*PROBLEM DESCRIPTION*: Quote the data exactly, first line to the line containing "const sourceText = 'Source: IMD", with no pictures.

*DATA EXTRACT*:
========================================================================

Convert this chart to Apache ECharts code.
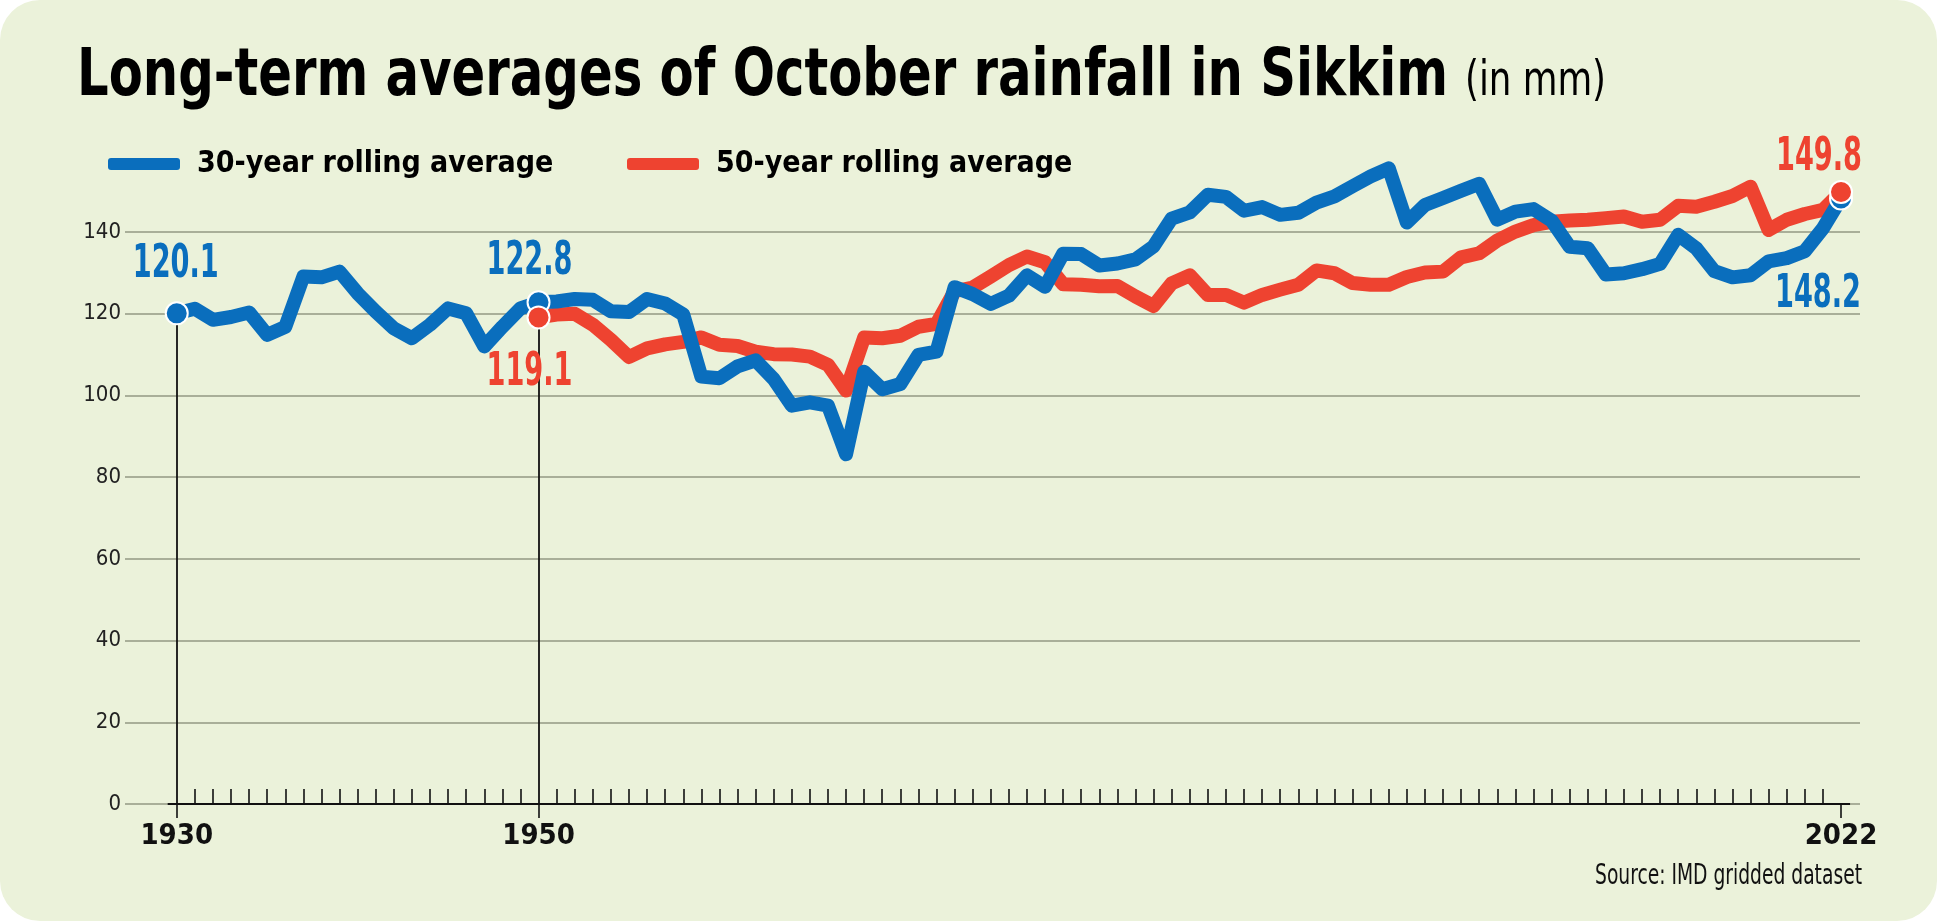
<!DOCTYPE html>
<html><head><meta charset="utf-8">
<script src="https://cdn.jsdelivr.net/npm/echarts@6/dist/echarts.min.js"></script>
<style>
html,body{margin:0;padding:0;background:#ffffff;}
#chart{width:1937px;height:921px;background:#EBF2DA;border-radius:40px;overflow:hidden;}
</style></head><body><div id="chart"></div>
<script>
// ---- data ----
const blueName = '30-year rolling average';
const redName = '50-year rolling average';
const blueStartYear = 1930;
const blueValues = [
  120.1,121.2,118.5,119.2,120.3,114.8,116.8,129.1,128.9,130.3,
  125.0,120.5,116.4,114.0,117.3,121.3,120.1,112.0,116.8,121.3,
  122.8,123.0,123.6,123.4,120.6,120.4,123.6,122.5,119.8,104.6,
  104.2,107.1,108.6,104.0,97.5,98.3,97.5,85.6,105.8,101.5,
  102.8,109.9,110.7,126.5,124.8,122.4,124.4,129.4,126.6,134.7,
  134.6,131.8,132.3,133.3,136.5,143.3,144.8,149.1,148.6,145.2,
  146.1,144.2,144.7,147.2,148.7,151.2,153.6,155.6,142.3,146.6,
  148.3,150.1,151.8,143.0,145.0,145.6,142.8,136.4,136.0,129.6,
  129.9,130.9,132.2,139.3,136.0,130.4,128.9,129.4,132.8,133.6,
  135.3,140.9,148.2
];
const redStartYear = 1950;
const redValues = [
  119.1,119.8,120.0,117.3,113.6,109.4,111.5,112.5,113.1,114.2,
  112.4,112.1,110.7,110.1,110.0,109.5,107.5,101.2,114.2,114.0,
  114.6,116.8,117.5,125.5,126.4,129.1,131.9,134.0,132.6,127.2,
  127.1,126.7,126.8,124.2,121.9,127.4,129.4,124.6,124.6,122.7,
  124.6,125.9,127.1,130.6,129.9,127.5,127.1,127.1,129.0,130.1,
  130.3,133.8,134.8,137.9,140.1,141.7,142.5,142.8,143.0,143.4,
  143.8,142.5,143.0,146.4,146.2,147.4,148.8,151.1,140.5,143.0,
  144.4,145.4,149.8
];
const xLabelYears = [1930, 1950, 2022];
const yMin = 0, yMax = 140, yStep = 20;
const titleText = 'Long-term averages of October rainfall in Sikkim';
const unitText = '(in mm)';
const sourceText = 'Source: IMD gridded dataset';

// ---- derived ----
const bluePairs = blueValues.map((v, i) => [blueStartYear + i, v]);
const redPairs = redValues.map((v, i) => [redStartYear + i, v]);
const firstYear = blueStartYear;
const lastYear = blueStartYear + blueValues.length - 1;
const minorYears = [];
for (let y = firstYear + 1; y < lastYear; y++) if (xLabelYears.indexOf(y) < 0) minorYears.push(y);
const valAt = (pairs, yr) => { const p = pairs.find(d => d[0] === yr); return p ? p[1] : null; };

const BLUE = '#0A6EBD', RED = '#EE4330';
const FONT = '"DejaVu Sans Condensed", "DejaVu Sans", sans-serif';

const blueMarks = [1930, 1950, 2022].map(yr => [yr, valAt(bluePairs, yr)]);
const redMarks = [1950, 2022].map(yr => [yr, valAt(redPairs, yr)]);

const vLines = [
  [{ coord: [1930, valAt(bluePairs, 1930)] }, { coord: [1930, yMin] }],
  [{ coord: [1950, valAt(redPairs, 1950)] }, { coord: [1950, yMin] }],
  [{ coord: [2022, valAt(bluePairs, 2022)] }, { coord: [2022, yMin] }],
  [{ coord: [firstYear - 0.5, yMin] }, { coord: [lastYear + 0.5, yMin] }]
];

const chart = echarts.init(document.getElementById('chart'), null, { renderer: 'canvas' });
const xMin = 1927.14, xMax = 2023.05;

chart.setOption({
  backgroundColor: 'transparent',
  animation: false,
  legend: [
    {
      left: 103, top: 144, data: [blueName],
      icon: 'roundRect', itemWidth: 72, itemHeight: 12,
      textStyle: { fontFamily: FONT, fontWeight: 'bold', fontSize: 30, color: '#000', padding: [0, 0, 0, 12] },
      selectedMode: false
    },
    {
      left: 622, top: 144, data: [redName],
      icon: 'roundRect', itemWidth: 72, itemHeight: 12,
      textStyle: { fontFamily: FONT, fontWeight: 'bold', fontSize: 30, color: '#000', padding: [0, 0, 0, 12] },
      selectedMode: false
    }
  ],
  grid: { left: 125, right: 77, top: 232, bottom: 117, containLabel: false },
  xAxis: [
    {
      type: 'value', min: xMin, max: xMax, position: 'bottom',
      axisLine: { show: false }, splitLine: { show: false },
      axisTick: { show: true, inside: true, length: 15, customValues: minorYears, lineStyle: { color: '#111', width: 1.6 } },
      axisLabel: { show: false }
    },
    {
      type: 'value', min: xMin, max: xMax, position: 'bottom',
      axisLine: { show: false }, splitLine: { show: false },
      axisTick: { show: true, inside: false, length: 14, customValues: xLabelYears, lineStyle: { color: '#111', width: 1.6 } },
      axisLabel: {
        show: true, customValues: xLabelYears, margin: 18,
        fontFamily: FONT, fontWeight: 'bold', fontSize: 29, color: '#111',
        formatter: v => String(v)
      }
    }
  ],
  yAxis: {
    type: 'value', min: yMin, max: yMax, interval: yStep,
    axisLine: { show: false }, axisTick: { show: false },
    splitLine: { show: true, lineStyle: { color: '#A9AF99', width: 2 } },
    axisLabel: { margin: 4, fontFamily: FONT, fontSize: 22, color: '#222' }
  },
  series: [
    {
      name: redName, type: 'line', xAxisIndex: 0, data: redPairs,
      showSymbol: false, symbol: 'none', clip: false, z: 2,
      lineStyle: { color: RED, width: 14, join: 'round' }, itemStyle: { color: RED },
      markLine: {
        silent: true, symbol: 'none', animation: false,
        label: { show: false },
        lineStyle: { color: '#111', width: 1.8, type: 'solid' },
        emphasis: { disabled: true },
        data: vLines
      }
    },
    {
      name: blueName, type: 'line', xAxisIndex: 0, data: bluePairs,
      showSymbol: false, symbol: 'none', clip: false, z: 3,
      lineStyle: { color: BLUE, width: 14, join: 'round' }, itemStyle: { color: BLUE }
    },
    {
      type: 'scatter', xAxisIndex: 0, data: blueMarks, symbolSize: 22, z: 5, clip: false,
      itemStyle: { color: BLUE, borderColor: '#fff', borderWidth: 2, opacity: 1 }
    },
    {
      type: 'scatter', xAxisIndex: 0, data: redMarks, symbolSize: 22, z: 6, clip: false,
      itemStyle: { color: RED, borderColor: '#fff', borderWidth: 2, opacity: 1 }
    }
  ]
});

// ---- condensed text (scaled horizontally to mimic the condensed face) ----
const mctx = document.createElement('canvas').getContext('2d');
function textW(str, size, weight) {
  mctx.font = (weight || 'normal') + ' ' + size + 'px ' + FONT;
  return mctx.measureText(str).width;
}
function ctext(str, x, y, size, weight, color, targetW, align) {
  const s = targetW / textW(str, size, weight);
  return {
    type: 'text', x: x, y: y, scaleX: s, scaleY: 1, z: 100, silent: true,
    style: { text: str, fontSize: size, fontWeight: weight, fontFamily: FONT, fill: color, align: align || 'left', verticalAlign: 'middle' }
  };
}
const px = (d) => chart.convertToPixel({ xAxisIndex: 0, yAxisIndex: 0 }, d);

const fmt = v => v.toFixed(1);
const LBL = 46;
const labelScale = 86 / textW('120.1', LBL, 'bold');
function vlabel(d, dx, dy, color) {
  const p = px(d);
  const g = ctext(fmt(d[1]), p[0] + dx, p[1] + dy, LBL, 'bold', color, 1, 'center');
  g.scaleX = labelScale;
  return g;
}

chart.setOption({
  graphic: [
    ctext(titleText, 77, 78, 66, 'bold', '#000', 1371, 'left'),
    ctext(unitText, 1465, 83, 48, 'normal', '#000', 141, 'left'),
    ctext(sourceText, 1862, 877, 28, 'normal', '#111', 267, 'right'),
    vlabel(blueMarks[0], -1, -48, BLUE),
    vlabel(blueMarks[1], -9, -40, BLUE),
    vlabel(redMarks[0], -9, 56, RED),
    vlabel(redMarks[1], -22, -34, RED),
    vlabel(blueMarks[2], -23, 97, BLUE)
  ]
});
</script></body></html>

========================================================================

*COMPLETED EXERCISE*:
Convert this chart to Apache ECharts code.
<!DOCTYPE html>
<html><head><meta charset="utf-8">
<script src="https://cdn.jsdelivr.net/npm/echarts@6/dist/echarts.min.js"></script>
<style>
html,body{margin:0;padding:0;background:#ffffff;}
#chart{width:1937px;height:921px;background:#EBF2DA;border-radius:40px;overflow:hidden;}
</style></head><body><div id="chart"></div>
<script>
// ---- data ----
const blueName = '30-year rolling average';
const redName = '50-year rolling average';
const blueStartYear = 1930;
const blueValues = [
  120.1,121.2,118.5,119.2,120.3,114.8,116.8,129.1,128.9,130.3,
  125.0,120.5,116.4,114.0,117.3,121.3,120.1,112.0,116.8,121.3,
  122.8,123.0,123.6,123.4,120.6,120.4,123.6,122.5,119.8,104.6,
  104.2,107.1,108.6,104.0,97.5,98.3,97.5,85.6,105.8,101.5,
  102.8,109.9,110.7,126.5,124.8,122.4,124.4,129.4,126.6,134.7,
  134.6,131.8,132.3,133.3,136.5,143.3,144.8,149.1,148.6,145.2,
  146.1,144.2,144.7,147.2,148.7,151.2,153.6,155.6,142.3,146.6,
  148.3,150.1,151.8,143.0,145.0,145.6,142.8,136.4,136.0,129.6,
  129.9,130.9,132.2,139.3,136.0,130.4,128.9,129.4,132.8,133.6,
  135.3,140.9,148.2
];
const redStartYear = 1950;
const redValues = [
  119.1,119.8,120.0,117.3,113.6,109.4,111.5,112.5,113.1,114.2,
  112.4,112.1,110.7,110.1,110.0,109.5,107.5,101.2,114.2,114.0,
  114.6,116.8,117.5,125.5,126.4,129.1,131.9,134.0,132.6,127.2,
  127.1,126.7,126.8,124.2,121.9,127.4,129.4,124.6,124.6,122.7,
  124.6,125.9,127.1,130.6,129.9,127.5,127.1,127.1,129.0,130.1,
  130.3,133.8,134.8,137.9,140.1,141.7,142.5,142.8,143.0,143.4,
  143.8,142.5,143.0,146.4,146.2,147.4,148.8,151.1,140.5,143.0,
  144.4,145.4,149.8
];
const xLabelYears = [1930, 1950, 2022];
const yMin = 0, yMax = 140, yStep = 20;
const titleText = 'Long-term averages of October rainfall in Sikkim';
const unitText = '(in mm)';
const sourceText = 'Source: IMD gridded dataset';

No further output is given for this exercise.